* _Aim_: Your output is the lines from the first one to the one containing "const W = 1336;", repeated exactly, with images left out.

* _Material provided_:
# # #
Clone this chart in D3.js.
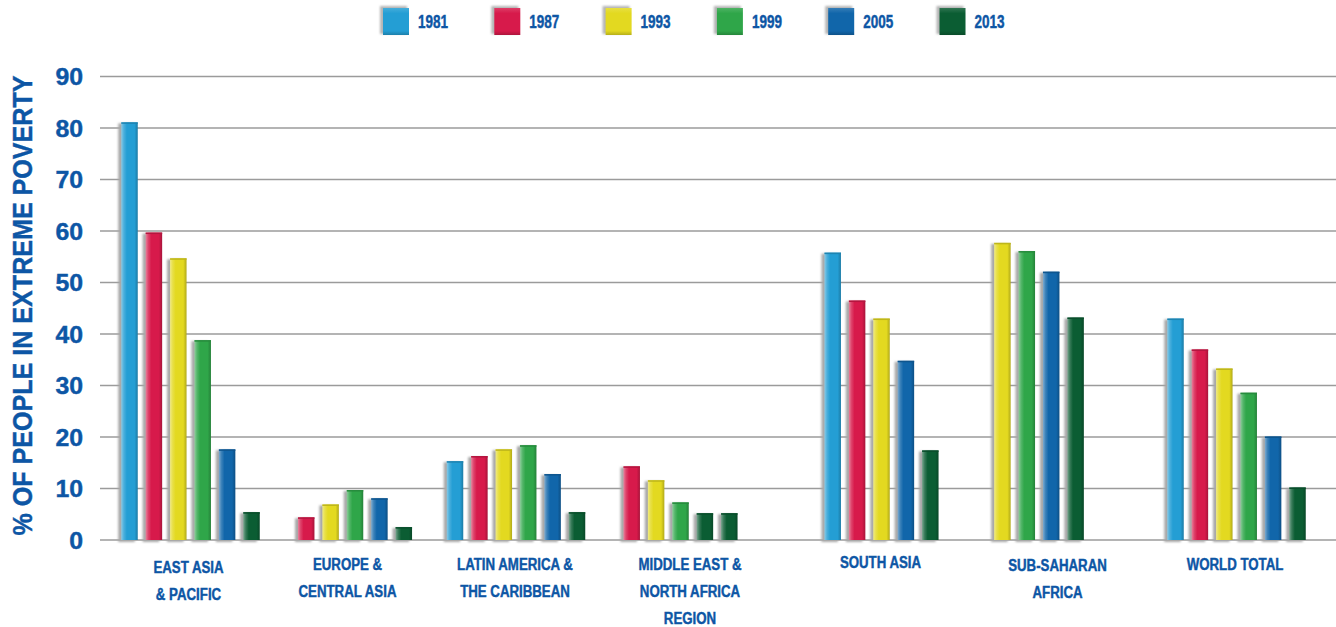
<!DOCTYPE html>
<html>
<head>
<meta charset="utf-8">
<script src="https://cdn.jsdelivr.net/npm/d3@7/dist/d3.min.js"></script>
<style>
  html, body { margin: 0; padding: 0; background: #fff; }
  svg { display: block; font-family: "Liberation Sans", Arial, sans-serif; }
</style>
</head>
<body>
<svg id="chart" width="1336" height="627"></svg>
<script>
// ---- data -------------------------------------------------------------
const years = ["1981", "1987", "1993", "1999", "2005", "2013"];

const categories = [
  ["EAST ASIA", "& PACIFIC"],
  ["EUROPE &", "CENTRAL ASIA"],
  ["LATIN AMERICA &", "THE CARIBBEAN"],
  ["MIDDLE EAST &", "NORTH AFRICA", "REGION"],
  ["SOUTH ASIA"],
  ["SUB-SAHARAN", "AFRICA"],
  ["WORLD TOTAL"]
];

// share of people in extreme poverty (%), one array per survey year
const v1981 = [81.1, null, 15.3, null, 55.8, null, 43.0];
const v1987 = [59.7, 4.4, 16.3, 14.3, 46.5, null, 37.0];
const v1993 = [54.7, 6.9, 17.6, 11.6, 43.0, 57.7, 33.3];
const v1999 = [38.8, 9.7, 18.4, 7.3, null, 56.1, 28.6];
const v2005 = [17.6, 8.1, 12.8, 5.2, 34.8, 52.1, 20.1];
const v2013 = [5.4, 2.5, 5.4, 5.2, 17.4, 43.2, 10.2];
const seriesValues = [v1981, v1987, v1993, v1999, v2005, v2013];

const yTicks = [0, 10, 20, 30, 40, 50, 60, 70, 80, 90];
const yTitle = "% OF PEOPLE IN EXTREME POVERTY";

// ---- styling ----------------------------------------------------------
const colors = ["#249ED4", "#D71A4B", "#E3D920", "#2FA649", "#1166AA", "#0B5D33"];
// the MENA 2005 bar is printed in the 2013 shade
const colorOverride = { "3|2005": "2013" };
const textBlue = "#0D56A5";
const gridGrey = "#9b9b9b";

// layout: group centres of the bars and of the region captions
const groupCentres = [190.5, 355, 516, 680.5, 881.5, 1039, 1236.5];
const captionCentres = [188.5, 347.5, 515, 690, 880.5, 1057.5, 1235];
const captionBaselines = [573, 570, 570, 570, 568, 571, 570];
const barStep = 24.4, barWidth = 16.5;

const svg = d3.select("#chart");
const W = 1336;

const y = d3.scaleLinear().domain([0, 90]).range([540, 76.5]);
const groupX = d3.scaleOrdinal().domain(d3.range(categories.length)).range(groupCentres);
const captionX = d3.scaleOrdinal().domain(d3.range(categories.length)).range(captionCentres);
const colorOf = d3.scaleOrdinal().domain(years).range(colors);

// ---- gradients & shadow ----------------------------------------------
const defs = svg.append("defs");
years.forEach((yr, i) => {
  const base = d3.color(colors[i]);
  const g = defs.append("linearGradient").attr("id", "bar" + yr)
    .attr("x1", "0%").attr("x2", "100%").attr("y1", "0%").attr("y2", "0%");
  g.append("stop").attr("offset", "0%").attr("stop-color", d3.interpolateRgb(base, "#fff")(0.45));
  g.append("stop").attr("offset", "16%").attr("stop-color", d3.interpolateRgb(base, "#fff")(0.18));
  g.append("stop").attr("offset", "34%").attr("stop-color", base.formatHex());
  g.append("stop").attr("offset", "80%").attr("stop-color", base.formatHex());
  g.append("stop").attr("offset", "100%").attr("stop-color", base.darker(0.7).formatHex());

  const s = defs.append("linearGradient").attr("id", "sq" + yr)
    .attr("x1", "0%").attr("x2", "0%").attr("y1", "0%").attr("y2", "100%");
  s.append("stop").attr("offset", "0%").attr("stop-color", d3.interpolateRgb(base, "#fff")(0.15));
  s.append("stop").attr("offset", "20%").attr("stop-color", base.formatHex());
  s.append("stop").attr("offset", "85%").attr("stop-color", base.formatHex());
  s.append("stop").attr("offset", "100%").attr("stop-color", base.darker(0.6).formatHex());
});
const blur = defs.append("filter").attr("id", "soft").attr("x", "-50%").attr("y", "-10%")
  .attr("width", "200%").attr("height", "120%");
blur.append("feGaussianBlur").attr("stdDeviation", 0.9);

// ---- grid -------------------------------------------------------------
svg.append("g").selectAll("line").data(yTicks).join("line")
  .attr("x1", 100).attr("x2", W)
  .attr("y1", d => y(d)).attr("y2", d => y(d))
  .attr("stroke", gridGrey).attr("stroke-width", 1.6);

// y tick labels
svg.append("g").selectAll("g").data(yTicks).join("g")
  .attr("transform", d => `translate(83,${y(d) + 8.5}) scale(1.08,1)`)
  .append("text")
  .attr("text-anchor", "end")
  .attr("font-size", 23).attr("font-weight", "bold").attr("fill", textBlue)
  .attr("stroke", textBlue).attr("stroke-width", 0.4)
  .text(d => d);

// y axis title
svg.append("text")
  .attr("transform", "translate(32,305.5) rotate(-90)")
  .attr("text-anchor", "middle")
  .attr("font-size", 27).attr("font-weight", "bold").attr("fill", textBlue)
  .attr("stroke", textBlue).attr("stroke-width", 0.4)
  .attr("textLength", 460).attr("lengthAdjust", "spacingAndGlyphs")
  .text(yTitle);

// ---- bars -------------------------------------------------------------
const bars = [];
categories.forEach((c, ci) => {
  const present = years.map((yr, si) => ({ yr, v: seriesValues[si][ci] })).filter(d => d.v != null);
  const inner = d3.scaleLinear().domain([0, present.length - 1])
    .range([-(present.length - 1) * barStep / 2, (present.length - 1) * barStep / 2]);
  present.forEach((d, k) => {
    const key = colorOverride[ci + "|" + d.yr] || d.yr;
    bars.push({ ci, yr: d.yr, key, v: d.v, cx: groupX(ci) + inner(k) });
  });
});

const barG = svg.append("g");
// soft grey shadow on the left side of each bar
barG.selectAll("rect.shadow").data(bars).join("rect")
  .attr("class", "shadow")
  .attr("x", d => d.cx - barWidth / 2 - 3)
  .attr("y", d => y(d.v) + 1)
  .attr("width", barWidth)
  .attr("height", d => y(0) - y(d.v) + 1)
  .attr("fill", "#a8a8a8").attr("filter", "url(#soft)");

barG.selectAll("rect.bar").data(bars).join("rect")
  .attr("class", "bar")
  .attr("x", d => d.cx - barWidth / 2)
  .attr("y", d => y(d.v))
  .attr("width", barWidth)
  .attr("height", d => y(0) - y(d.v))
  .attr("fill", d => `url(#bar${d.key})`);

// darker cap on top of each bar
barG.selectAll("rect.cap").data(bars).join("rect")
  .attr("class", "cap")
  .attr("x", d => d.cx - barWidth / 2)
  .attr("y", d => y(d.v))
  .attr("width", barWidth)
  .attr("height", 1.5)
  .attr("fill", d => d3.color(colorOf(d.key)).darker(0.5).formatHex());

// ---- region captions --------------------------------------------------
const cap = svg.append("g").selectAll("g").data(categories).join("g")
  .attr("transform", (d, i) => `translate(${captionX(i)},${captionBaselines[i]}) scale(0.78,1)`);
cap.append("text")
  .attr("text-anchor", "middle")
  .attr("font-size", 17).attr("font-weight", "bold").attr("fill", textBlue)
  .attr("stroke", textBlue).attr("stroke-width", 0.45)
  .selectAll("tspan").data(d => d).join("tspan")
  .attr("x", 0).attr("y", (d, i) => i * 27)
  .text(d => d);

// ---- legend -----------------------------------------------------------
const leg = svg.append("g").selectAll("g").data(years).join("g")
  .attr("transform", (d, i) => `translate(${382 + i * 111.3},7)`);
leg.append("rect")
  .attr("x", -2).attr("y", -1).attr("width", 27).attr("height", 28)
  .attr("fill", "#b5b5b5").attr("filter", "url(#soft)");
leg.append("rect")
  .attr("x", 1).attr("y", 1).attr("width", 26).attr("height", 27)
  .attr("fill", d => `url(#sq${d})`);
leg.append("g")
  .attr("transform", "translate(36,21) scale(0.75,1)")
  .append("text")
  .attr("font-size", 18).attr("font-weight", "bold").attr("fill", textBlue)
  .attr("stroke", textBlue).attr("stroke-width", 0.45)
  .text(d => d);
</script>
</body>
</html>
# # #
* _Result of this exercise_:
Clone this chart in D3.js.
<!DOCTYPE html>
<html>
<head>
<meta charset="utf-8">
<script src="https://cdn.jsdelivr.net/npm/d3@7/dist/d3.min.js"></script>
<style>
  html, body { margin: 0; padding: 0; background: #fff; }
  svg { display: block; font-family: "Liberation Sans", Arial, sans-serif; }
</style>
</head>
<body>
<svg id="chart" width="1336" height="627"></svg>
<script>
// ---- data -------------------------------------------------------------
const years = ["1981", "1987", "1993", "1999", "2005", "2013"];

const categories = [
  ["EAST ASIA", "& PACIFIC"],
  ["EUROPE &", "CENTRAL ASIA"],
  ["LATIN AMERICA &", "THE CARIBBEAN"],
  ["MIDDLE EAST &", "NORTH AFRICA", "REGION"],
  ["SOUTH ASIA"],
  ["SUB-SAHARAN", "AFRICA"],
  ["WORLD TOTAL"]
];

// share of people in extreme poverty (%), one array per survey year
const v1981 = [81.1, null, 15.3, null, 55.8, null, 43.0];
const v1987 = [59.7, 4.4, 16.3, 14.3, 46.5, null, 37.0];
const v1993 = [54.7, 6.9, 17.6, 11.6, 43.0, 57.7, 33.3];
const v1999 = [38.8, 9.7, 18.4, 7.3, null, 56.1, 28.6];
const v2005 = [17.6, 8.1, 12.8, 5.2, 34.8, 52.1, 20.1];
const v2013 = [5.4, 2.5, 5.4, 5.2, 17.4, 43.2, 10.2];
const seriesValues = [v1981, v1987, v1993, v1999, v2005, v2013];

const yTicks = [0, 10, 20, 30, 40, 50, 60, 70, 80, 90];
const yTitle = "% OF PEOPLE IN EXTREME POVERTY";

// ---- styling ----------------------------------------------------------
const colors = ["#249ED4", "#D71A4B", "#E3D920", "#2FA649", "#1166AA", "#0B5D33"];
// the MENA 2005 bar is printed in the 2013 shade
const colorOverride = { "3|2005": "2013" };
const textBlue = "#0D56A5";
const gridGrey = "#9b9b9b";

// layout: group centres of the bars and of the region captions
const groupCentres = [190.5, 355, 516, 680.5, 881.5, 1039, 1236.5];
const captionCentres = [188.5, 347.5, 515, 690, 880.5, 1057.5, 1235];
const captionBaselines = [573, 570, 570, 570, 568, 571, 570];
const barStep = 24.4, barWidth = 16.5;

const svg = d3.select("#chart");
const W = 1336;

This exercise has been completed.